What you should do
The lines to print start at the one containing "Write a Python" and end at the one containing "import seaborn as sns"; print them exactly, ends included, and only them.

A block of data
•••••

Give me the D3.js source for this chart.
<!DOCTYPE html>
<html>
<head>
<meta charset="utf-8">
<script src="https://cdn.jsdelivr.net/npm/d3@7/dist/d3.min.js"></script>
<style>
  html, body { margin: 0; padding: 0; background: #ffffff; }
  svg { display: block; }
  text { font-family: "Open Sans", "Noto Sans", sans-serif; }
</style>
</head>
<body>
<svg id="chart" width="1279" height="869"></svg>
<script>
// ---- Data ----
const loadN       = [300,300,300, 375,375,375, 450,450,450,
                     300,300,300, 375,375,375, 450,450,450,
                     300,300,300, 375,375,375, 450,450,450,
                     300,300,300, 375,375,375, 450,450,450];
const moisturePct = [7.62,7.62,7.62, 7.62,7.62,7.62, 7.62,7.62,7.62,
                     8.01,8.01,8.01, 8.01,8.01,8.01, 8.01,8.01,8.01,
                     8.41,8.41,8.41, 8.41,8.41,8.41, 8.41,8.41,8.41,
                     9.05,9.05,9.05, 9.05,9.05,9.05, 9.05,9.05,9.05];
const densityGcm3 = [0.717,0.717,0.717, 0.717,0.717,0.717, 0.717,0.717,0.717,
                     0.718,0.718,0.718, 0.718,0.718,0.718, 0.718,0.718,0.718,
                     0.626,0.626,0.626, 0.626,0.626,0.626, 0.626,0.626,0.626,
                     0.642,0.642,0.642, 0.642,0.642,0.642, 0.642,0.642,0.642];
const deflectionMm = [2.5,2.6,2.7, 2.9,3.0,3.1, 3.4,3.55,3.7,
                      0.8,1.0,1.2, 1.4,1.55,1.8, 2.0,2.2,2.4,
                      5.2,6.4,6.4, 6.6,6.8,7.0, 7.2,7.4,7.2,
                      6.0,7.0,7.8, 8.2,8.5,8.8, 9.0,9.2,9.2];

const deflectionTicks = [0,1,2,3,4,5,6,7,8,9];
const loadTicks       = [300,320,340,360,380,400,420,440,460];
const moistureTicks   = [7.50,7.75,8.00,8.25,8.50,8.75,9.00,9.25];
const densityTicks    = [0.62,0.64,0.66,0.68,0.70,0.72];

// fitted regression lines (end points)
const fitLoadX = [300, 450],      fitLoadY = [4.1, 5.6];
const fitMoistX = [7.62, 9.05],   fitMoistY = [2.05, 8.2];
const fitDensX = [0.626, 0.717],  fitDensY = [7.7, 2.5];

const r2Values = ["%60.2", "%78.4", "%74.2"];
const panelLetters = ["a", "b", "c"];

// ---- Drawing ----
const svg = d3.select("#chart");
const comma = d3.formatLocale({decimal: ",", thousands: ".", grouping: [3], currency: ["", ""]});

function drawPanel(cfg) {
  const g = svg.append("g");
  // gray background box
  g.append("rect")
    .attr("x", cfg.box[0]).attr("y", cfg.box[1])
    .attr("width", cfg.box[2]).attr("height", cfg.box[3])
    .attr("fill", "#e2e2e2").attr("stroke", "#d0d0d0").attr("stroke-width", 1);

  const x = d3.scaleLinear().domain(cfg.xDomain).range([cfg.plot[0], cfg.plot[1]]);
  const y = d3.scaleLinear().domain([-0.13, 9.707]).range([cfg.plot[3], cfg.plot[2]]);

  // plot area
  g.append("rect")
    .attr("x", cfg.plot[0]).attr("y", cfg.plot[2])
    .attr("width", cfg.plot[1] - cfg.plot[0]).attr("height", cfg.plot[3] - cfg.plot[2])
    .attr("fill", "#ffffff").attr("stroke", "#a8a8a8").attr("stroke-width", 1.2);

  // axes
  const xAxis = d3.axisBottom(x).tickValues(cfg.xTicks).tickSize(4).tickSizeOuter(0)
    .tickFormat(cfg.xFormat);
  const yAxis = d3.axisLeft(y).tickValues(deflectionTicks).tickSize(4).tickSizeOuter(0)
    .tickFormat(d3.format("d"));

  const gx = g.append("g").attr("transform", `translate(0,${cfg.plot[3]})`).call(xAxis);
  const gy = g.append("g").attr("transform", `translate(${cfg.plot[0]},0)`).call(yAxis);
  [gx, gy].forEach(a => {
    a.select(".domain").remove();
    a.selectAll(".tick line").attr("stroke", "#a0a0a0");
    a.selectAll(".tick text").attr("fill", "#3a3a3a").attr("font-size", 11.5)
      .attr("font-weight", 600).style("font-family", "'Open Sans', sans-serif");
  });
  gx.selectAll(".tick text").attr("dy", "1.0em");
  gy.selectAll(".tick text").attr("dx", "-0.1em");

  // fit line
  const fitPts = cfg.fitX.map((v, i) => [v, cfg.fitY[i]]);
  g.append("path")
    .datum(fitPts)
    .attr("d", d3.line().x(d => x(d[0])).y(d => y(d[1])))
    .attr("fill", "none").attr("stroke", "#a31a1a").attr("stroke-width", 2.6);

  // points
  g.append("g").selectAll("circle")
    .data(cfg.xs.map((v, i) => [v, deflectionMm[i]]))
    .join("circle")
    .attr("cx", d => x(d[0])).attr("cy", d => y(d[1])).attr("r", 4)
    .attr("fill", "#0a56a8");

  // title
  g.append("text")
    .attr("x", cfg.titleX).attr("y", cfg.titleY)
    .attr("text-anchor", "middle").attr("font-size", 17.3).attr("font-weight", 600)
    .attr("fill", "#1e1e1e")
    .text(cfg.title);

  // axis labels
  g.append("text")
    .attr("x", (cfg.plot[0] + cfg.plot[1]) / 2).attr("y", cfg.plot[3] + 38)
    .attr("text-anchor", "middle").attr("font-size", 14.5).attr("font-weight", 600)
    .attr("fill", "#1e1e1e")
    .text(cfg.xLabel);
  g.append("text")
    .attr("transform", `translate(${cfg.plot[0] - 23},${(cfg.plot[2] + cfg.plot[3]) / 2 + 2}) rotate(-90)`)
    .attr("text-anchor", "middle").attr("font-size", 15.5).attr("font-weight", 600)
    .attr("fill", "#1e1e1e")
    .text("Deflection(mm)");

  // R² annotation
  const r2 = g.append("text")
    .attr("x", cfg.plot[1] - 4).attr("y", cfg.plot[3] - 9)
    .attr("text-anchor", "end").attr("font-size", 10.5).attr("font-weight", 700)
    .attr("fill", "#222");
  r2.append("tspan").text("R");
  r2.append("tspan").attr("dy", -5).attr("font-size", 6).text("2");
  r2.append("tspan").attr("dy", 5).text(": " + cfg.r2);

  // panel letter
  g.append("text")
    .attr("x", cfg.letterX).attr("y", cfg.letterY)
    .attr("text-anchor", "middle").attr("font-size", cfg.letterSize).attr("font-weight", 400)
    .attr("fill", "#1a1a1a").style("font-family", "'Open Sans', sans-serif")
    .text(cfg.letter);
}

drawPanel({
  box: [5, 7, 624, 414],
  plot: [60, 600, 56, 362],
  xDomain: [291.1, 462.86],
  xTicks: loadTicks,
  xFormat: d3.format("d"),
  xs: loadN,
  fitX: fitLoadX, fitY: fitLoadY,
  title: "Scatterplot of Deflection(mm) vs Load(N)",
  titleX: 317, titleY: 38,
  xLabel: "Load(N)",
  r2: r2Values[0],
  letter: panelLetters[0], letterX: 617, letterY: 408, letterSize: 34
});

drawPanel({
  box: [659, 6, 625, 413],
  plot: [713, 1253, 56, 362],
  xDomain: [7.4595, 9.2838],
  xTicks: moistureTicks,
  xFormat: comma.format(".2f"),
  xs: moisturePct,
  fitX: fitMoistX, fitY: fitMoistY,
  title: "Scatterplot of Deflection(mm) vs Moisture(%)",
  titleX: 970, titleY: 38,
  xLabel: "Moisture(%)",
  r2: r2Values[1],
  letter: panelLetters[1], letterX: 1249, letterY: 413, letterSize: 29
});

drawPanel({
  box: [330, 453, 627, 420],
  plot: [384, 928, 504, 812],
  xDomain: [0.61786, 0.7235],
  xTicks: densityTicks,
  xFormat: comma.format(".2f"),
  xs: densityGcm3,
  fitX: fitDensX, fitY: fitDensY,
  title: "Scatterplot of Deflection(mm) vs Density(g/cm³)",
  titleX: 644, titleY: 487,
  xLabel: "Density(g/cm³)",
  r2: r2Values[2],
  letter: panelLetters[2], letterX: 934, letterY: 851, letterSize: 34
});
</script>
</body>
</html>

•••••

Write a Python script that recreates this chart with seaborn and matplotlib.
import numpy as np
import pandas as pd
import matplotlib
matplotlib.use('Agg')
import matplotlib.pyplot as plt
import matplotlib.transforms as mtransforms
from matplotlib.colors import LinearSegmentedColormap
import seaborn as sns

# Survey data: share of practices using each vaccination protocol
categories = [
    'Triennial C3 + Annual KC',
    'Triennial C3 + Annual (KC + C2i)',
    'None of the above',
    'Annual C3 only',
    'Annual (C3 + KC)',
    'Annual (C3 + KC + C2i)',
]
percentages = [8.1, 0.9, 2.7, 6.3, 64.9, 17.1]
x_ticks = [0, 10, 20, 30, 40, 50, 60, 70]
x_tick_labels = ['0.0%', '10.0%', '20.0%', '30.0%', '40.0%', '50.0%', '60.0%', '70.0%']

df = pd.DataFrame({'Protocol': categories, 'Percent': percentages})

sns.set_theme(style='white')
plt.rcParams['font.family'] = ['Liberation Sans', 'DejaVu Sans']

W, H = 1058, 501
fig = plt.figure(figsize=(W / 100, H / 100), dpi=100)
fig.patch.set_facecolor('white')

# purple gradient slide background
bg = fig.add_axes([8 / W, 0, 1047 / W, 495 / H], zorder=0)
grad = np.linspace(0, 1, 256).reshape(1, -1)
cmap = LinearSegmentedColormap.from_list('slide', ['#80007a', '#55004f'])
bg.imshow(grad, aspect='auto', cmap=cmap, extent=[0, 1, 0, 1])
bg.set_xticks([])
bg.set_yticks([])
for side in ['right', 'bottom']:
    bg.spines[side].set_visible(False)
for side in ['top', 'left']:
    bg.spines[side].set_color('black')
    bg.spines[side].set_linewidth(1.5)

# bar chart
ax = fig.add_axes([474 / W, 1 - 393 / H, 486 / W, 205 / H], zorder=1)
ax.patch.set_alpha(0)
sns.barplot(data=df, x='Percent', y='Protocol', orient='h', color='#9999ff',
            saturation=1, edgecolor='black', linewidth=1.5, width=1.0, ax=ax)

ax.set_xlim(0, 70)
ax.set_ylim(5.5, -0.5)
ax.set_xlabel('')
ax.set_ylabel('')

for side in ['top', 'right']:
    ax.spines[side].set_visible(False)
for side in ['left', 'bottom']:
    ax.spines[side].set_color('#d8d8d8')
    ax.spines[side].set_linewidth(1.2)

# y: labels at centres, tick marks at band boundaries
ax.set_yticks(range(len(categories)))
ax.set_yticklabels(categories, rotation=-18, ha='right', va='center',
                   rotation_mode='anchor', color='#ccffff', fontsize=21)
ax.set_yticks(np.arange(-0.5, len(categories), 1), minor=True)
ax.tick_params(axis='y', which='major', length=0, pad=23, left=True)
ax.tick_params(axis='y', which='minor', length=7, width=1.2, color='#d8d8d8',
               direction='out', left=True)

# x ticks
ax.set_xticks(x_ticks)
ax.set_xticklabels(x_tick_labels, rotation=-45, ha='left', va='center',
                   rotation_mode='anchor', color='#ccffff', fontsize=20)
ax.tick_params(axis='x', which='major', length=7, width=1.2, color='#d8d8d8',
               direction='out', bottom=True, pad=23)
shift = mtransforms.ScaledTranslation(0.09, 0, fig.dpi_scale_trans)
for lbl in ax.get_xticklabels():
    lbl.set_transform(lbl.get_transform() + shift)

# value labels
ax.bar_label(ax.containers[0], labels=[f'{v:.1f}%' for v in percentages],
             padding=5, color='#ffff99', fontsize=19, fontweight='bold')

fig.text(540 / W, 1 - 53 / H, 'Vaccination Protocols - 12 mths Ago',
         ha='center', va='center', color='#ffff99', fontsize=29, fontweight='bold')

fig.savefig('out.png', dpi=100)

•••••

Response below
Write a Python script that recreates this chart with seaborn and matplotlib.
import numpy as np
import pandas as pd
import matplotlib
matplotlib.use('Agg')
import matplotlib.pyplot as plt
import matplotlib.transforms as mtransforms
from matplotlib.colors import LinearSegmentedColormap
import seaborn as sns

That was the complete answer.